The kinds of societies that are being moulded in front of our very eyes bear little resemblance to the world in which I would like to live, or in which I would like our children to live. Every day, in the country where I reside, President Donald Trump, the great divider, finds new ways to strengthen group boundaries and target the most vulnerable members of our society. This is happening when inequality is at its highest point since the 1929 recession, and when many white working-class men experience downward mobility, feel economically vulnerable, and are looking for ways to reassert what they believe to be their rightful, superior place in society. Immigrants are easy prey. In the United States, this group was far less salient in shared definitions of “us” and “them” in the early nineties, when I conducted interviews with American workers for my book The Dignity of Working Men. Today, Trump, together with his populist counterparts in a number of European countries, throws oil on the fire, and feeds anger and resentment the best he can, at a time when unions have lost their influence on workers and are not there any more to tell them about their class interest. These and other factors (most importantly, the powerful political lobbying of the economic elites) make our societies less inclusive and less generous. We know that such changes are antithetical to collective well-being: mean societies don’t benefit anyone. We all suffer from greater inequality and less solidarity, as they feed anomie, violence, deviance, mental illness, oppositional radicalism, and a general deterioration of the social fabric.
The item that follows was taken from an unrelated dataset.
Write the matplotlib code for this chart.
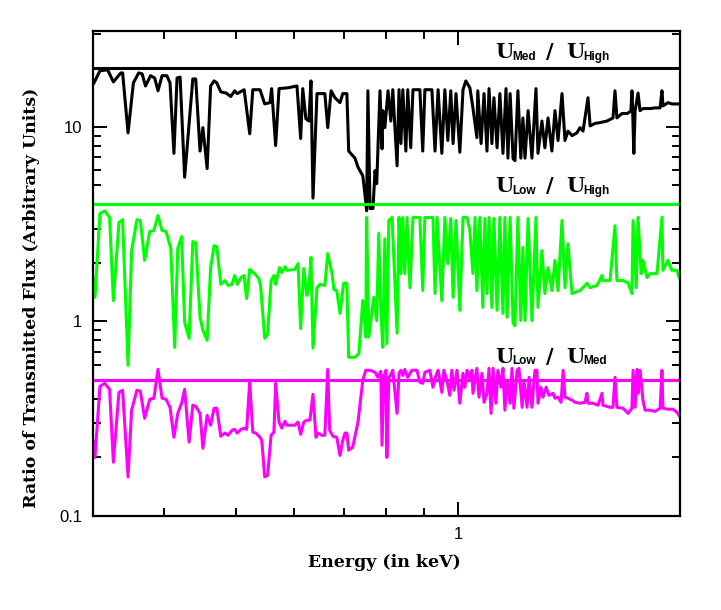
import matplotlib
matplotlib.use("Agg")
import matplotlib.pyplot as plt
from matplotlib.ticker import LogLocator, NullFormatter

# U_Med / U_High  (black)
energy_mh = [0.321, 0.327, 0.335, 0.341, 0.349, 0.351, 0.357, 0.363, 0.369, 0.373,
             0.377, 0.383, 0.388, 0.392, 0.397, 0.403, 0.407, 0.412, 0.416, 0.420,
             0.426, 0.437, 0.441, 0.447, 0.451, 0.457, 0.462, 0.467, 0.471, 0.477,
             0.485, 0.492, 0.498, 0.502, 0.513, 0.522, 0.527, 0.539, 0.547, 0.556,
             0.559, 0.566, 0.572, 0.588, 0.605, 0.612, 0.616, 0.622, 0.628, 0.632,
             0.636, 0.644, 0.660, 0.666, 0.673, 0.681, 0.692, 0.698, 0.707, 0.711,
             0.725, 0.732, 0.743, 0.748, 0.752, 0.755, 0.760, 0.767, 0.772, 0.776,
             0.784, 0.789, 0.791, 0.796, 0.804, 0.811, 0.816, 0.827, 0.832, 0.837,
             0.842, 0.850, 0.855, 0.863, 0.869, 0.888, 0.896, 0.902, 0.922, 0.931,
             0.940, 0.951, 0.960, 0.969, 0.978, 0.985, 0.994, 1.006, 1.016, 1.025,
             1.038, 1.048, 1.061, 1.064, 1.075, 1.085, 1.095, 1.102, 1.112, 1.119,
             1.130, 1.140, 1.151, 1.162, 1.169, 1.177, 1.188, 1.195, 1.206, 1.217,
             1.225, 1.233, 1.245, 1.260, 1.276, 1.284, 1.300, 1.312, 1.325, 1.341,
             1.354, 1.367, 1.384, 1.397, 1.410, 1.428, 1.450, 1.464, 1.478, 1.501,
             1.511, 1.534, 1.558, 1.593, 1.623, 1.633, 1.643, 1.669, 1.696, 1.716,
             1.722, 1.726, 1.732, 1.739, 1.755, 1.766, 1.782, 1.822, 1.851, 1.880,
             1.891, 1.897, 1.927, 1.951, 1.982, 2.000]
ratio_mh = [16.8, 19.4, 19.6, 17.0, 18.9, 18.9, 9.3, 16.8, 18.9, 18.7,
            16.2, 18.3, 17.8, 15.3, 18.3, 18.3, 16.8, 7.3, 17.8, 18.0,
            5.5, 17.6, 17.6, 7.5, 9.9, 6.1, 16.2, 17.2, 16.8, 15.1,
            14.9, 14.3, 15.3, 14.8, 15.5, 9.2, 15.5, 15.5, 13.1, 13.3,
            15.7, 8.0, 15.7, 15.85, 16.2, 8.7, 15.7, 11.0, 10.7, 17.2,
            4.3, 14.8, 14.8, 9.9, 15.3, 14.1, 13.3, 14.8, 14.8, 7.5,
            6.9, 6.2, 5.6, 4.5, 3.7, 15.3, 3.8, 3.8, 5.95, 5.1,
            15.3, 7.7, 12.1, 9.9, 15.3, 10.7, 15.5, 6.3, 15.5, 8.2,
            15.5, 7.5, 15.5, 7.8, 15.5, 15.5, 7.5, 15.5, 15.5, 7.5,
            15.5, 7.3, 15.5, 8.5, 15.3, 8.2, 14.8, 7.4, 15.5, 17.2,
            15.85, 12.5, 8.8, 15.3, 8.2, 14.8, 7.5, 15.7, 8.2, 14.1,
            7.8, 14.8, 7.3, 15.7, 6.9, 14.8, 6.85, 6.7, 15.3, 6.9,
            11.1, 6.9, 12.1, 6.9, 15.7, 7.3, 10.7, 7.8, 11.1, 7.5,
            12.1, 8.5, 14.8, 8.5, 9.5, 9.0, 9.3, 9.9, 9.5, 14.1,
            10.1, 10.4, 10.5, 10.7, 11.1, 15.3, 11.1, 11.7, 11.7, 12.0,
            15.3, 11.8, 7.3, 12.1, 14.9, 12.1, 12.4, 12.4, 12.5, 12.5,
            15.3, 12.8, 13.3, 13.1, 13.1, 13.1]

# U_Low / U_High  (green)
energy_lh = [0.320, 0.322, 0.327, 0.332, 0.337, 0.341, 0.347, 0.351, 0.357, 0.361,
             0.367, 0.371, 0.376, 0.382, 0.387, 0.392, 0.397, 0.402, 0.408, 0.413,
             0.417, 0.422, 0.426, 0.432, 0.437, 0.441, 0.447, 0.451, 0.457, 0.462,
             0.467, 0.471, 0.477, 0.483, 0.488, 0.494, 0.498, 0.502, 0.508, 0.513,
             0.517, 0.522, 0.530, 0.537, 0.540, 0.547, 0.552, 0.558, 0.563, 0.566,
             0.573, 0.577, 0.583, 0.586, 0.601, 0.607, 0.612, 0.618, 0.624, 0.628,
             0.632, 0.636, 0.644, 0.650, 0.660, 0.666, 0.675, 0.679, 0.685, 0.692,
             0.700, 0.707, 0.711, 0.725, 0.734, 0.743, 0.750, 0.752, 0.757, 0.764,
             0.769, 0.776, 0.781, 0.786, 0.791, 0.796, 0.801, 0.806, 0.814, 0.819,
             0.827, 0.832, 0.837, 0.842, 0.847, 0.853, 0.861, 0.869, 0.888, 0.896,
             0.902, 0.925, 0.931, 0.937, 0.951, 0.960, 0.969, 0.978, 0.985, 0.994,
             1.006, 1.016, 1.029, 1.038, 1.048, 1.055, 1.061, 1.071, 1.081, 1.088,
             1.095, 1.102, 1.112, 1.119, 1.130, 1.140, 1.151, 1.158, 1.166, 1.177,
             1.188, 1.195, 1.206, 1.217, 1.225, 1.233, 1.245, 1.260, 1.276, 1.284,
             1.300, 1.312, 1.325, 1.341, 1.354, 1.367, 1.384, 1.397, 1.410, 1.428,
             1.442, 1.464, 1.497, 1.511, 1.544, 1.568, 1.573, 1.608, 1.633, 1.643,
             1.675, 1.701, 1.722, 1.728, 1.745, 1.755, 1.772, 1.782, 1.805, 1.822,
             1.862, 1.891, 1.897, 1.927, 1.951, 1.982, 1.995]
ratio_lh = [1.68, 1.33, 3.58, 3.70, 3.42, 1.28, 3.22, 3.33, 0.595, 2.31,
            3.33, 3.30, 2.06, 2.90, 2.93, 3.50, 2.93, 2.90, 2.37, 0.736,
            2.37, 2.73, 0.99, 0.818, 2.57, 2.54, 1.05, 0.90, 0.80, 1.89,
            2.45, 2.42, 1.55, 1.62, 1.53, 1.55, 1.72, 1.55, 1.68, 1.72,
            1.31, 1.85, 1.76, 1.66, 1.53, 0.818, 0.86, 1.62, 1.72, 1.55,
            1.89, 1.78, 1.91, 1.83, 1.85, 1.98, 0.92, 1.87, 1.36, 1.49,
            2.13, 0.73, 1.49, 1.55, 1.53, 2.23, 1.76, 1.46, 1.44, 1.10,
            1.57, 1.57, 0.654, 0.654, 0.685, 1.28, 0.83, 3.42, 0.83, 1.10,
            1.33, 1.01, 2.83, 1.14, 0.736, 2.66, 0.77, 3.30, 3.42, 2.06,
            0.87, 3.42, 1.76, 3.42, 1.76, 3.42, 1.49, 3.42, 3.42, 1.44,
            3.42, 3.42, 1.39, 3.42, 1.28, 3.42, 1.98, 3.38, 1.33, 3.30,
            1.14, 3.42, 3.42, 2.93, 1.76, 3.42, 1.44, 3.42, 1.18, 3.38,
            1.39, 3.42, 1.18, 3.38, 1.14, 3.42, 1.10, 3.42, 1.05, 3.42,
            0.98, 0.95, 3.42, 1.01, 2.40, 1.01, 3.38, 1.01, 3.42, 1.18,
            2.31, 1.39, 1.89, 1.44, 2.06, 1.44, 3.30, 1.49, 2.51, 1.39,
            1.41, 1.44, 1.57, 1.49, 1.53, 1.72, 1.62, 1.62, 3.10, 1.62,
            1.62, 1.58, 1.39, 3.30, 1.49, 3.42, 1.76, 2.06, 1.68, 1.76,
            1.76, 3.42, 1.83, 2.06, 1.83, 1.83, 1.68]

# U_Low / U_Med  (magenta)
energy_lm = [0.320, 0.322, 0.327, 0.332, 0.337, 0.341, 0.347, 0.351, 0.357, 0.361,
             0.367, 0.371, 0.376, 0.382, 0.387, 0.392, 0.397, 0.402, 0.407, 0.412,
             0.417, 0.422, 0.426, 0.432, 0.437, 0.441, 0.447, 0.451, 0.457, 0.462,
             0.467, 0.471, 0.477, 0.483, 0.488, 0.494, 0.498, 0.502, 0.508, 0.513,
             0.517, 0.522, 0.527, 0.532, 0.539, 0.542, 0.547, 0.552, 0.558, 0.563,
             0.566, 0.572, 0.577, 0.583, 0.586, 0.601, 0.607, 0.612, 0.618, 0.624,
             0.630, 0.636, 0.642, 0.646, 0.654, 0.660, 0.666, 0.670, 0.677, 0.685,
             0.692, 0.698, 0.703, 0.707, 0.711, 0.720, 0.732, 0.743, 0.750, 0.760,
             0.772, 0.779, 0.786, 0.789, 0.794, 0.799, 0.801, 0.806, 0.816, 0.827,
             0.832, 0.837, 0.842, 0.847, 0.855, 0.866, 0.880, 0.888, 0.896, 0.902,
             0.916, 0.925, 0.934, 0.940, 0.951, 0.957, 0.966, 0.975, 0.981, 0.988,
             0.997, 1.006, 1.016, 1.022, 1.029, 1.038, 1.045, 1.048, 1.061, 1.068,
             1.078, 1.085, 1.095, 1.102, 1.109, 1.116, 1.126, 1.133, 1.144, 1.151,
             1.158, 1.166, 1.177, 1.184, 1.191, 1.203, 1.210, 1.222, 1.229, 1.241,
             1.249, 1.260, 1.272, 1.280, 1.284, 1.296, 1.304, 1.317, 1.329, 1.346,
             1.354, 1.367, 1.380, 1.389, 1.397, 1.410, 1.428, 1.442, 1.464, 1.487,
             1.496, 1.501, 1.525, 1.549, 1.568, 1.573, 1.608, 1.623, 1.633, 1.643,
             1.675, 1.701, 1.722, 1.728, 1.739, 1.750, 1.755, 1.766, 1.782, 1.794,
             1.822, 1.851, 1.880, 1.891, 1.897, 1.927, 1.957, 1.982, 1.995]
ratio_lm = [0.245, 0.200, 0.464, 0.481, 0.448, 0.189, 0.432, 0.443, 0.159, 0.350,
            0.443, 0.438, 0.318, 0.398, 0.403, 0.567, 0.403, 0.398, 0.362, 0.254,
            0.337, 0.380, 0.448, 0.240, 0.371, 0.366, 0.337, 0.223, 0.329, 0.293,
            0.358, 0.358, 0.257, 0.267, 0.260, 0.276, 0.279, 0.267, 0.279, 0.283,
            0.279, 0.492, 0.270, 0.267, 0.254, 0.245, 0.159, 0.162, 0.260, 0.270,
            0.481, 0.304, 0.283, 0.307, 0.293, 0.293, 0.304, 0.263, 0.304, 0.311,
            0.311, 0.422, 0.254, 0.267, 0.260, 0.260, 0.567, 0.276, 0.257, 0.254,
            0.205, 0.245, 0.267, 0.267, 0.218, 0.226, 0.304, 0.498, 0.561, 0.561,
            0.548, 0.516, 0.554, 0.231, 0.528, 0.561, 0.200, 0.510, 0.561, 0.337,
            0.541, 0.561, 0.528, 0.567, 0.516, 0.561, 0.561, 0.487, 0.481, 0.548,
            0.561, 0.459, 0.528, 0.561, 0.432, 0.561, 0.498, 0.417, 0.561, 0.443,
            0.561, 0.380, 0.541, 0.459, 0.561, 0.510, 0.561, 0.427, 0.574, 0.408,
            0.541, 0.384, 0.427, 0.574, 0.337, 0.574, 0.380, 0.561, 0.459, 0.574,
            0.350, 0.498, 0.380, 0.574, 0.358, 0.561, 0.574, 0.362, 0.498, 0.362,
            0.516, 0.362, 0.561, 0.561, 0.380, 0.459, 0.408, 0.459, 0.417, 0.427,
            0.403, 0.408, 0.384, 0.561, 0.408, 0.403, 0.394, 0.384, 0.380, 0.384,
            0.427, 0.380, 0.380, 0.371, 0.427, 0.371, 0.362, 0.362, 0.516, 0.362,
            0.358, 0.337, 0.358, 0.561, 0.362, 0.567, 0.427, 0.561, 0.394, 0.350,
            0.350, 0.345, 0.358, 0.561, 0.358, 0.354, 0.354, 0.341, 0.329]

# reference levels
level_mh = 20.0
level_lh = 4.0
level_lm = 0.5

fig = plt.figure(figsize=(7.21, 6.10), dpi=100)
ax = fig.add_axes([0.129, 0.154, 0.814, 0.795])

lw = 2.2
ax.plot(energy_mh, ratio_mh, color="black", lw=lw)
ax.plot(energy_lh, ratio_lh, color="#00ff00", lw=lw)
ax.plot(energy_lm, ratio_lm, color="#ff00ff", lw=lw)
ax.axhline(level_mh, color="black", lw=lw)
ax.axhline(level_lh, color="#00ff00", lw=lw)
ax.axhline(level_lm, color="#ff00ff", lw=lw)

ax.set_xscale("log")
ax.set_yscale("log")
ax.set_xlim(0.32, 2.0)
ax.set_ylim(0.1, 31)

ax.set_xticks([1])
ax.set_xticklabels(["1"])
ax.xaxis.set_minor_locator(LogLocator(base=10, subs=range(2, 10)))
ax.xaxis.set_minor_formatter(NullFormatter())
ax.set_yticks([0.1, 1, 10])
ax.set_yticklabels(["0.1", "1", "10"])
ax.yaxis.set_minor_locator(LogLocator(base=10, subs=range(2, 10)))
ax.yaxis.set_minor_formatter(NullFormatter())

ax.tick_params(which="both", direction="in", top=True, right=True, width=1.4,
               labelsize=12, pad=8)
ax.tick_params(which="major", length=10)
ax.tick_params(which="minor", length=5.5)
for lab in ax.get_xticklabels() + ax.get_yticklabels():
    lab.set_fontfamily("Liberation Sans")
for sp in ax.spines.values():
    sp.set_linewidth(1.6)

lab_font = dict(family="DejaVu Serif", fontweight="bold", fontsize=12.5)
ax.set_xlabel("Energy (in keV)", **lab_font)
ax.xaxis.set_label_coords(0.497, -0.078)
ax.set_ylabel("Ratio of Transmitted Flux (Arbitrary Units)", **lab_font)
ax.yaxis.set_label_coords(-0.090, 0.449)


# ratio labels: big "U", small bold subscript, slash
def ratio_label(y, sub1, sub2):
    big = dict(transform=ax.transAxes, va="baseline", ha="left",
               family="DejaVu Serif", fontweight="bold", fontsize=15)
    small = dict(transform=ax.transAxes, va="baseline", ha="left",
                 family="Liberation Sans", fontweight="bold", fontsize=8.5)
    ax.text(0.685, y, "U", **big)
    ax.text(0.714, y - 0.003, sub1, **small)
    ax.text(0.772, y, "/", **big)
    ax.text(0.806, y, "U", **big)
    ax.text(0.835, y - 0.003, sub2, **small)


ratio_label(0.944, "Med", "High")
ratio_label(0.668, "Low", "High")
ratio_label(0.316, "Low", "Med")

fig.savefig("out.png", dpi=100)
The path forward is unclear as it is becoming more difficult to reach out to those who don’t think like us. Our media are increasingly structured around echo chambers, at least in the United States. We have to consider how to build the cultural bridges needed to get out of our current predicament. It behoves knowledge producers who feed the public sphere to offer new narratives that connect members of our societies together, alternatives to the ideology of meritocratic individualism that isolates us from one another and relies too exclusively on the ascendency of social success. This will require gaining a better understanding of what makes various groups “tick” morally.

While the progressive middle and upper middle classes often embrace solidarity with the downtrodden as a form of morality, their conservative counterparts and some working-class people maintain their dignity through the promotion of a morality of self-reliance and hard work. At times this lead the latter group to condemn the poor and immigrants who presumably “sponge off” the system. Instead of simply embracing and feeding such different conceptions of morality, making them explicit and discussing them will be crucial in moving forward. The same holds when it comes to defining who belongs in the nation, and the place of skin colour and religion in this equation, in the Netherlands as much as in the United States.

This is where social scientists have a special role to play. We need to address the growing recognition gap many experience head on, by making visible for everyone how the white working class suffers from the same lack of respect as do members of minority groups and immigrants. Publicizing these similarities in the quest for dignity may help us see a way forward, because this yearning is a widely share among human beings. We have to articulate and make salient in the public sphere various forms of universalism that may bring us together and help repair a social contract that appears to be more under threat every day in this renewed age of populism.

One of the books that had the strongest impact on my thinking was Herbert Marcuse’s One-Dimensional Man, a book that urges us to “be all that we can be”, to eschew having our self-concepts and desires overdetermined by the pressures of the profit motive, productivism and consumption. Marcuse was one of the thinkers who had a powerful impact on the May ’68 student movement in France and elsewhere. His book offered a defence of human existence in its many dimensions, a call-to-arms urging us to avoid a flattening of social life to its most elementary economic dimensions. Inspired by Marcuse, as I am nearing sixty today, the aspects of my work that speak most to me have to do with the need to maintain a multidimensional understanding of what defines worthy people and a worthy life. I have been consumed by the need to consider how to promote a plurality of conceptions of success, or how to foster societies where various types of excellence can coexist, as represented by scientists, artists, scholars, spiritual and community leaders, manual workers, businesswomen, dreamers, and much more. This runs counter to predominant conceptions of success that emphasize only money and competition as standards of worth and that turn someone like Trump into a hero.

At this time in history, we have to realize that adopting economic success as the unique criterion of worth for all simply does not work. Not everyone can be upper-middle class or in the top 20 percent of the population — by definition. Embracing this fantasy condemns the majority of the population to thinking of themselves, and to being thought of, as losers by others. Thus, one of the missions of social scientists today is to figure out how to re-engineer our collective imaginaries to empower a wider range of possible futures for all. My hope is that this Erasmus Prize will give me the wings I need to take on this challenge, with a lot of help from my friends, and that together we will influence in a significant way the paths that our societies can take at the present moment. The task is urgent, and too much is at stake for the future generation, and for ourselves, to not rise to the challenge.